● **Available data**

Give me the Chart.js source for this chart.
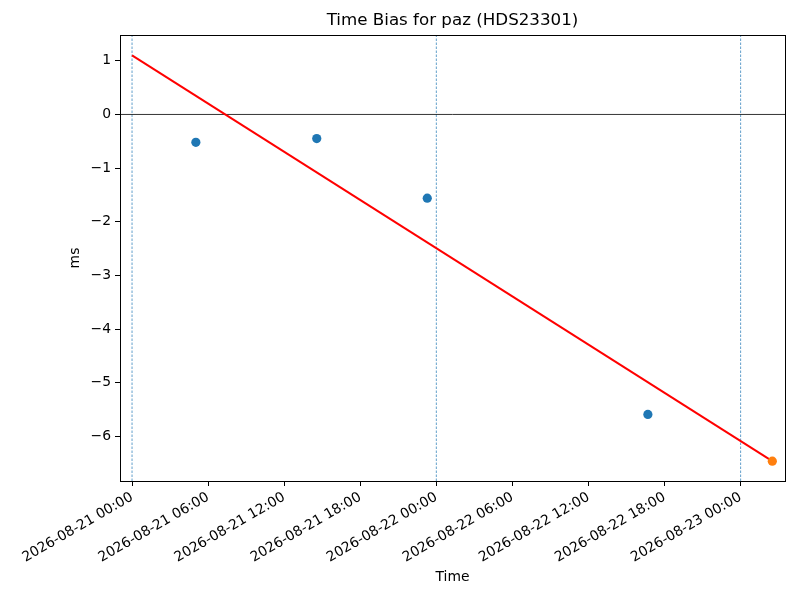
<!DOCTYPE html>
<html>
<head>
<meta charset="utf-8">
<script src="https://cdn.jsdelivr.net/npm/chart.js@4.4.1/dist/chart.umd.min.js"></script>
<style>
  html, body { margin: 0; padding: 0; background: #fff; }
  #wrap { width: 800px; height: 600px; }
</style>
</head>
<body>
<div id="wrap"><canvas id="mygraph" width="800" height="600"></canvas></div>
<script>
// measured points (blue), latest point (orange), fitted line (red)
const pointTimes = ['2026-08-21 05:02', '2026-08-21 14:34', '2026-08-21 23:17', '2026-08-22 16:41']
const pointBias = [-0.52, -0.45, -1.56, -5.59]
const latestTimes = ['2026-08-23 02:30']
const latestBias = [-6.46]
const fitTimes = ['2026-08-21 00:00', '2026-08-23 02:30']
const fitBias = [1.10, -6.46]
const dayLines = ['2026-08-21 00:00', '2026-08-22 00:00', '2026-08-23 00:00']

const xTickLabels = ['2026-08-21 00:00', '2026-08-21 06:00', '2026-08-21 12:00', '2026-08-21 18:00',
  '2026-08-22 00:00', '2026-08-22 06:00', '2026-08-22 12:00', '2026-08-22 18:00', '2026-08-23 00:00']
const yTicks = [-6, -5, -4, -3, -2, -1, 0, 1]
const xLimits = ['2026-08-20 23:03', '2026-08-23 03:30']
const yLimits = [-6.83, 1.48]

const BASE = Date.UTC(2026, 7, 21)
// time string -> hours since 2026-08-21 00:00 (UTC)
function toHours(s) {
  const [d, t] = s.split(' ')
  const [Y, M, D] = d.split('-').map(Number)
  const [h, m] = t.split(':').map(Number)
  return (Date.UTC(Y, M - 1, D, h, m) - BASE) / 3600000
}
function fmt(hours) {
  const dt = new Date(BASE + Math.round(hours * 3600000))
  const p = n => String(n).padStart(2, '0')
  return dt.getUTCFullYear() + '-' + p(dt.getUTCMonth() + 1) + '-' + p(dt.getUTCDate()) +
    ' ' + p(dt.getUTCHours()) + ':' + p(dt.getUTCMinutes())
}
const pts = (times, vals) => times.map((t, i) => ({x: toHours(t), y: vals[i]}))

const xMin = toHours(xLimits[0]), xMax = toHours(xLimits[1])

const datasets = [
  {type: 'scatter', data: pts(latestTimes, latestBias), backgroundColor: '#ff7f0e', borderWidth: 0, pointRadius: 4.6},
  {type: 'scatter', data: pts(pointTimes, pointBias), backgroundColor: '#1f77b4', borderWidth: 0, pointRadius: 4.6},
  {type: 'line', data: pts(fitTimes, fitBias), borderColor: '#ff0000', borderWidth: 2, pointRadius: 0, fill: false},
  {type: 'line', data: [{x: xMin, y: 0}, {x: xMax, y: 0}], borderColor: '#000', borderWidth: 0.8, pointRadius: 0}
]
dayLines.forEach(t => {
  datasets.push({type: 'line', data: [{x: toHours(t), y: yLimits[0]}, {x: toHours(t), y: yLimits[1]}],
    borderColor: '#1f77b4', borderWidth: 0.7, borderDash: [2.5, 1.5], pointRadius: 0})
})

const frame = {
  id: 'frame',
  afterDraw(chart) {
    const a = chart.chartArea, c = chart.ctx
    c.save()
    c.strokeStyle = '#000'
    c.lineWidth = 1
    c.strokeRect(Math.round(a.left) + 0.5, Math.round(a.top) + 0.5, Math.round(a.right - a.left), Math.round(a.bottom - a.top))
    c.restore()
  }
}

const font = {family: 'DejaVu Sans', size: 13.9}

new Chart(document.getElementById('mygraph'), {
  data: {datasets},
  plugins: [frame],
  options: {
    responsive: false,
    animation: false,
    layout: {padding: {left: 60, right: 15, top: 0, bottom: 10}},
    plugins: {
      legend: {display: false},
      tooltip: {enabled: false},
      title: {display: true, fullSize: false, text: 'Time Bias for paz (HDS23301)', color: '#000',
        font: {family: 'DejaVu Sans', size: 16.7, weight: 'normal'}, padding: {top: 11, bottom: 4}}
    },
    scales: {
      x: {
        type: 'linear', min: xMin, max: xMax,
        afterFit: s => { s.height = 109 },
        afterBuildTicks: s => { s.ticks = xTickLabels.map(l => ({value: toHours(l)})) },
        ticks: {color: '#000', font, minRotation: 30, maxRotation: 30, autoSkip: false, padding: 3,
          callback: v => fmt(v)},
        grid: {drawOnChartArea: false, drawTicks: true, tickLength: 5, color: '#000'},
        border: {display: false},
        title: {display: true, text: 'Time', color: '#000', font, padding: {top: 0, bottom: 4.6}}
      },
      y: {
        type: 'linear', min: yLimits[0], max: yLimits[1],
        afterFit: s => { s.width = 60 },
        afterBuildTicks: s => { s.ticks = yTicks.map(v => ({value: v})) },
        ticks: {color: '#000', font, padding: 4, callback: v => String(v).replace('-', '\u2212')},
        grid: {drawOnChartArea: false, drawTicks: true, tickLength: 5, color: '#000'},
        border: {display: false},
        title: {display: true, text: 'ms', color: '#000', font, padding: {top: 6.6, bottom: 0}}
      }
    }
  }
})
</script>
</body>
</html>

● **The exercise**
Retype the whole listing, keeping every line identical and omitting all pictures.

● **Solution**
Give me the Chart.js source for this chart.
<!DOCTYPE html>
<html>
<head>
<meta charset="utf-8">
<script src="https://cdn.jsdelivr.net/npm/chart.js@4.4.1/dist/chart.umd.min.js"></script>
<style>
  html, body { margin: 0; padding: 0; background: #fff; }
  #wrap { width: 800px; height: 600px; }
</style>
</head>
<body>
<div id="wrap"><canvas id="mygraph" width="800" height="600"></canvas></div>
<script>
// measured points (blue), latest point (orange), fitted line (red)
const pointTimes = ['2026-08-21 05:02', '2026-08-21 14:34', '2026-08-21 23:17', '2026-08-22 16:41']
const pointBias = [-0.52, -0.45, -1.56, -5.59]
const latestTimes = ['2026-08-23 02:30']
const latestBias = [-6.46]
const fitTimes = ['2026-08-21 00:00', '2026-08-23 02:30']
const fitBias = [1.10, -6.46]
const dayLines = ['2026-08-21 00:00', '2026-08-22 00:00', '2026-08-23 00:00']

const xTickLabels = ['2026-08-21 00:00', '2026-08-21 06:00', '2026-08-21 12:00', '2026-08-21 18:00',
  '2026-08-22 00:00', '2026-08-22 06:00', '2026-08-22 12:00', '2026-08-22 18:00', '2026-08-23 00:00']
const yTicks = [-6, -5, -4, -3, -2, -1, 0, 1]
const xLimits = ['2026-08-20 23:03', '2026-08-23 03:30']
const yLimits = [-6.83, 1.48]

const BASE = Date.UTC(2026, 7, 21)
// time string -> hours since 2026-08-21 00:00 (UTC)
function toHours(s) {
  const [d, t] = s.split(' ')
  const [Y, M, D] = d.split('-').map(Number)
  const [h, m] = t.split(':').map(Number)
  return (Date.UTC(Y, M - 1, D, h, m) - BASE) / 3600000
}
function fmt(hours) {
  const dt = new Date(BASE + Math.round(hours * 3600000))
  const p = n => String(n).padStart(2, '0')
  return dt.getUTCFullYear() + '-' + p(dt.getUTCMonth() + 1) + '-' + p(dt.getUTCDate()) +
    ' ' + p(dt.getUTCHours()) + ':' + p(dt.getUTCMinutes())
}
const pts = (times, vals) => times.map((t, i) => ({x: toHours(t), y: vals[i]}))

const xMin = toHours(xLimits[0]), xMax = toHours(xLimits[1])

const datasets = [
  {type: 'scatter', data: pts(latestTimes, latestBias), backgroundColor: '#ff7f0e', borderWidth: 0, pointRadius: 4.6},
  {type: 'scatter', data: pts(pointTimes, pointBias), backgroundColor: '#1f77b4', borderWidth: 0, pointRadius: 4.6},
  {type: 'line', data: pts(fitTimes, fitBias), borderColor: '#ff0000', borderWidth: 2, pointRadius: 0, fill: false},
  {type: 'line', data: [{x: xMin, y: 0}, {x: xMax, y: 0}], borderColor: '#000', borderWidth: 0.8, pointRadius: 0}
]
dayLines.forEach(t => {
  datasets.push({type: 'line', data: [{x: toHours(t), y: yLimits[0]}, {x: toHours(t), y: yLimits[1]}],
    borderColor: '#1f77b4', borderWidth: 0.7, borderDash: [2.5, 1.5], pointRadius: 0})
})

const frame = {
  id: 'frame',
  afterDraw(chart) {
    const a = chart.chartArea, c = chart.ctx
    c.save()
    c.strokeStyle = '#000'
    c.lineWidth = 1
    c.strokeRect(Math.round(a.left) + 0.5, Math.round(a.top) + 0.5, Math.round(a.right - a.left), Math.round(a.bottom - a.top))
    c.restore()
  }
}

const font = {family: 'DejaVu Sans', size: 13.9}

new Chart(document.getElementById('mygraph'), {
  data: {datasets},
  plugins: [frame],
  options: {
    responsive: false,
    animation: false,
    layout: {padding: {left: 60, right: 15, top: 0, bottom: 10}},
    plugins: {
      legend: {display: false},
      tooltip: {enabled: false},
      title: {display: true, fullSize: false, text: 'Time Bias for paz (HDS23301)', color: '#000',
        font: {family: 'DejaVu Sans', size: 16.7, weight: 'normal'}, padding: {top: 11, bottom: 4}}
    },
    scales: {
      x: {
        type: 'linear', min: xMin, max: xMax,
        afterFit: s => { s.height = 109 },
        afterBuildTicks: s => { s.ticks = xTickLabels.map(l => ({value: toHours(l)})) },
        ticks: {color: '#000', font, minRotation: 30, maxRotation: 30, autoSkip: false, padding: 3,
          callback: v => fmt(v)},
        grid: {drawOnChartArea: false, drawTicks: true, tickLength: 5, color: '#000'},
        border: {display: false},
        title: {display: true, text: 'Time', color: '#000', font, padding: {top: 0, bottom: 4.6}}
      },
      y: {
        type: 'linear', min: yLimits[0], max: yLimits[1],
        afterFit: s => { s.width = 60 },
        afterBuildTicks: s => { s.ticks = yTicks.map(v => ({value: v})) },
        ticks: {color: '#000', font, padding: 4, callback: v => String(v).replace('-', '\u2212')},
        grid: {drawOnChartArea: false, drawTicks: true, tickLength: 5, color: '#000'},
        border: {display: false},
        title: {display: true, text: 'ms', color: '#000', font, padding: {top: 6.6, bottom: 0}}
      }
    }
  }
})
</script>
</body>
</html>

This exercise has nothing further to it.